REGION — If the San Diego Polo Club opens its 30th season at an 80-acre field at Via del la Valle and El Camino Real, as it is scheduled to do in a few months, it will be as a tenant as the city of San Diego is currently negotiating with San Diego Surf Cup to take over the lease.
“We’re working on a schedule right now and we’re pretty confident we’ll have a really nice opening day on June 5,” Steve Lewandowski, community relations director for the polo club, said.
But a spokesman for the soccer club could not confirm or deny any such commitment.
“We’re respectful of the historic use of the fields for polo, and we definitely plan to include the sport,” Jim Madaffer said. “But no arrangements have been made with anyone.
“We’re still working on a plan,” he added. “We’re not ruling anything out and we will be talking to them but we’ve also been approached by other polo clubs.

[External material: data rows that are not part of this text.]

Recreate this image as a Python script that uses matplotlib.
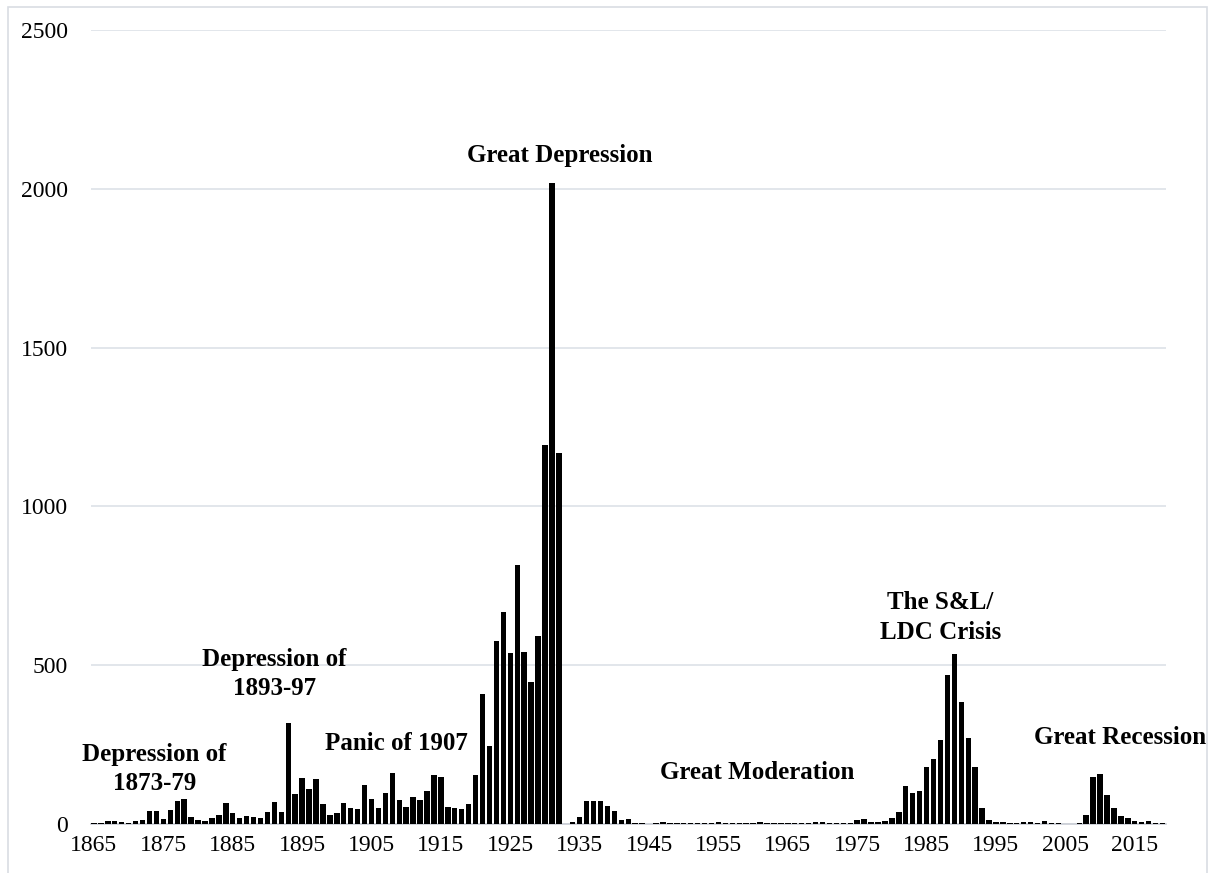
import numpy as np
import matplotlib
matplotlib.use('Agg')
from matplotlib import pyplot as plt
from matplotlib.patches import Rectangle

plt.rcParams['font.family'] = ['Liberation Serif', 'DejaVu Serif']

years = np.arange(1865, 2020)
failures = [
    3, 3, 9, 9, 6,                                    # 1865-1869
    2, 10, 13, 42, 42, 15, 45, 74, 79, 23,            # 1870s
    12, 10, 20, 28, 66, 34, 20, 25, 23, 18,           # 1880s
    39, 68, 39, 318, 93, 146, 111, 141, 62, 28,       # 1890s
    34, 66, 49, 47, 122, 79, 49, 98, 160, 76,         # 1900s
    55, 84, 77, 103, 153, 148, 55, 50, 47, 63,        # 1910s
    155, 408, 247, 576, 667, 538, 817, 542, 446, 591, # 1920s
    1194, 2017, 1168, 0, 6, 23, 71, 73, 73, 57,       # 1930s
    41, 12, 17, 4, 2, 1, 2, 5, 3, 4,                  # 1940s
    3, 2, 3, 3, 3, 5, 3, 3, 3, 3,                     # 1950s
    2, 5, 2, 2, 3, 4, 4, 3, 3, 7,                     # 1960s
    5, 4, 3, 3, 3, 12, 15, 5, 5, 9,                   # 1970s
    20, 39, 120, 99, 105, 181, 204, 263, 470, 534,    # 1980s
    384, 271, 181, 50, 13, 6, 5, 2, 3, 7,             # 1990s
    5, 4, 10, 3, 4, 0, 0, 3, 28, 147,                 # 2000s
    157, 92, 51, 24, 18, 8, 5, 8, 3, 3,               # 2010s
]

tick_years = np.arange(1865, 2016, 10)

episodes = [
    ('Depression of\n1873-79', 1873.7, 173),
    ('Depression of\n1893-97', 1891.0, 472),
    ('Panic of 1907', 1908.6, 252),
    ('Great Depression', 1932.1, 2106),
    ('Great Moderation', 1960.6, 161),
    ('The S&L/\nLDC Crisis', 1987.0, 650),
    ('Great Recession', 2012.9, 274),
]

fig = plt.figure(figsize=(12.1, 8.73), dpi=100)
ax = fig.add_axes([0.0748, 0.0561, 0.8888, 0.9095])

ax.bar(years, failures, width=0.78, color='black', zorder=3)

ax.set_xlim(1864.5, 2019.5)
ax.set_ylim(0, 2500)
ax.set_yticks(np.arange(0, 2501, 500))
ax.set_xticks(tick_years)
ax.tick_params(axis='both', length=0, labelsize=17)
ax.tick_params(axis='y', pad=16)
ax.tick_params(axis='x', pad=8)

ax.grid(axis='y', color='#dde1e8', linewidth=1.2, zorder=0)
for side in ['top', 'right', 'left']:
    ax.spines[side].set_visible(False)
ax.spines['bottom'].set_color('#c8ccd4')
ax.spines['bottom'].set_linewidth(1.2)

for label, x, y in episodes:
    ax.text(x, y, label, ha='center', va='center', fontsize=18,
            fontweight='bold', linespacing=1.35, zorder=4)

# light frame round the whole chart
fig.patches.append(Rectangle((8 / 1210, -0.01), 1199 / 1210, 1.01 - 7 / 873,
                             transform=fig.transFigure, fill=False,
                             edgecolor='#d9dde3', linewidth=1.2))

plt.savefig('out.png', dpi=100)
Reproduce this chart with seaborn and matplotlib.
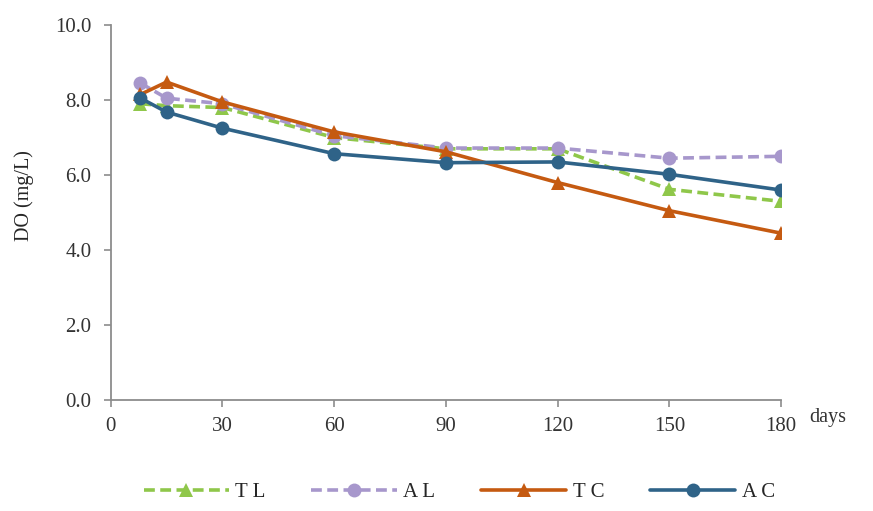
import matplotlib
matplotlib.use('Agg')
import matplotlib.pyplot as plt
import pandas as pd
import seaborn as sns

# Data
days = [8, 15, 30, 60, 90, 120, 150, 180]
tl = [7.9, 7.85, 7.8, 7.0, 6.7, 6.7, 5.62, 5.3]
al = [8.45, 8.05, 7.9, 7.05, 6.72, 6.72, 6.45, 6.5]
tc = [8.15, 8.48, 7.95, 7.15, 6.62, 5.8, 5.05, 4.45]
ac = [8.05, 7.68, 7.25, 6.57, 6.33, 6.35, 6.02, 5.6]

series = ['T L', 'A L', 'T C', 'A C']
values = [tl, al, tc, ac]
colors = ['#8FC74A', '#A797CC', '#C55A11', '#2F6388']
markers = ['^', 'o', '^', 'o']
dashed = [True, True, False, False]

x_ticks = [0, 30, 60, 90, 120, 150, 180]
y_ticks = [0, 2, 4, 6, 8, 10]

sns.set_style('white')
serif = 'Liberation Serif'

fig = plt.figure(figsize=(8.73, 5.11), dpi=100)
ax = fig.add_axes([0.1268, 0.217, 0.768, 0.734])

for name, vals, col, mk, ds in zip(series, values, colors, markers, dashed):
    df = pd.DataFrame({'day': days, 'DO': vals})
    sns.lineplot(
        data=df, x='day', y='DO', ax=ax,
        color=col, marker=mk, markersize=10, markeredgewidth=0,
        linewidth=2.6, linestyle='--' if ds else '-',
        label=name,
    )
    if ds:
        ax.lines[-1].set_dashes([3, 1.5])

ax.set_xlim(0, 180)
ax.set_ylim(0, 10)
ax.set_xticks(x_ticks)
ax.set_yticks(y_ticks)
ax.set_yticklabels([f'{v:.1f}' for v in y_ticks], fontfamily=serif, fontsize=15)
ax.set_xticklabels([str(v) for v in x_ticks], fontfamily=serif, fontsize=15)
ax.set_xlabel('')
ax.set_ylabel('DO (mg/L)', fontfamily=serif, fontsize=14.5)
ax.yaxis.set_label_coords(-0.115, 0.545)

for side in ['top', 'right']:
    ax.spines[side].set_visible(False)
for side in ['left', 'bottom']:
    ax.spines[side].set_color('#8c8c8c')
    ax.spines[side].set_linewidth(1.3)
ax.tick_params(axis='both', direction='out', length=5, width=1.2,
               color='#8c8c8c', colors='#333333', left=True, bottom=True)
ax.tick_params(axis='y', pad=9)
ax.tick_params(axis='x', pad=7)

fig.text(0.948, 0.182, 'days', fontfamily=serif, fontsize=14.5,
         ha='center', va='center', color='#333333')

ax.legend().remove()
handles, labels = ax.get_legend_handles_labels()
fig.legend(handles, labels, loc='center', bbox_to_anchor=(0.526, 0.036), ncol=4,
           frameon=False, handlelength=4.1, columnspacing=2.2,
           handletextpad=0.3, prop={'family': serif, 'size': 15})

fig.savefig('out.png', dpi=100)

Nothing is set in stone with San Diego Polo or any other club.”
The Sport of Kings has been part of local history longer than the Padres or Chargers. This year it will celebrate its 110th anniversary in San Diego, having first been played in the county in 1906 as more of a business venture than an athletic competition.
Hoping to attract more visitors at the turn of the century, Hotel del Coronado owner John D. Spreckels built the nearby Coronado Country Club, which included three polo fields.
Following the first major tournament, which pitted English lords against American Navy officers, interest in the sport exploded, attracting millionaires and movie stars.
The game was played in various locations throughout the county until the San Diego Polo Club was founded in 1986 and made its permanent home in the San Dieguito River Valley.
The 120-acre site was deeded in 1982 to San Diego as mitigation for open space lost when increased residential development was allowed in the area.
In October 1984 it was divided into two usable parcels. Sixty acres were designated for a polo facility and 20 were authorized for an equestrian center. The other 40 acres were to remain open space.
In 1986 the San Diego Polo Club entered into a 26-year lease, which expired March 31, 2012. Since then it has been leasing the site on a month-to-month basis.
Because the property hadn’t been out to bid for more than two decades, city officials felt doing so was appropriate.
Three organizations responded to a request for proposals released late last year.
“Surf Cup presented the best proposal to the city, maximizing the financial return on this site while conforming with the restrictions inherent to this location,” Racquel Vasquez, the city’s senior public information officer, said.
“We gave it our best shot,” Lewandowski said. “Polo has been an integral part of the San Diego community.
“Right now things are evolving,” he added. “We’re moving forward in the spirit of cooperation and we look forward to a future with Surf to raise more money for charity, which is something we’ve always done.”
While specific terms of the lease will not be available until negotiations are complete, Madaffer said Surf Cup requested a 25-year lease that includes $7 million for improvements to the property, contingent on receiving all necessary permits.
“Our proposal mirrors the existing restrictions but we have proposed an extensive capital improvement plan,” he said. “We will restore the Coast-to-Crest Trail and work with the Audubon Society to install bird-watching areas.
“In cooperation with the San Dieguito River Valley (Conservancy) we also plan to add an equestrian staging area so horse owners can park their trailers and ride the trail to where the turf really does meet the surf,” he added.
Plans also include a tie-up for horses, parking for trail visitors, upgraded restroom facilities and reconfigured drainage and irrigation on the fields.
To eliminate mud and dust, decomposed granite will replace the dirt trail areas.
“It will also include educational polo for kids who might not otherwise be able to afford to play the sport,” Madaffer said. “At Surf Cup we’re all about the kids, all about the youth.
“One thing is for certain,” he added. “We’re committed to maintaining some use of polo on the field. We want to work in partnership with the community.”
He said the fields will also be available for public use for other sports such as field hockey and lacrosse.
“That’s our way of giving back to the city and the community,” Madaffer said.
But the end result may be fewer events as a major focus will be on maintaining the health of the grass.
One activity that will not be added is overflow parking during the San Diego County Fair.
Officials at the Del Mar Fairgrounds, faced with losing 1,250 parking spaces this year, had been talking about potentially allowing additional parking on the property if Surf Cup was granted the lease.
“That’s not in our plan,” Madaffer said. “We had some preliminary conversations with the 22nd (District Agricultural Association) but there is a restriction that doesn’t allow parking for the fairgrounds.”
Once the lease negotiations are complete a recommendation will be given to the city’s Smart Growth and Land Use Committee and then presented to City Council for final approval.
This story has been corrected since its original posting.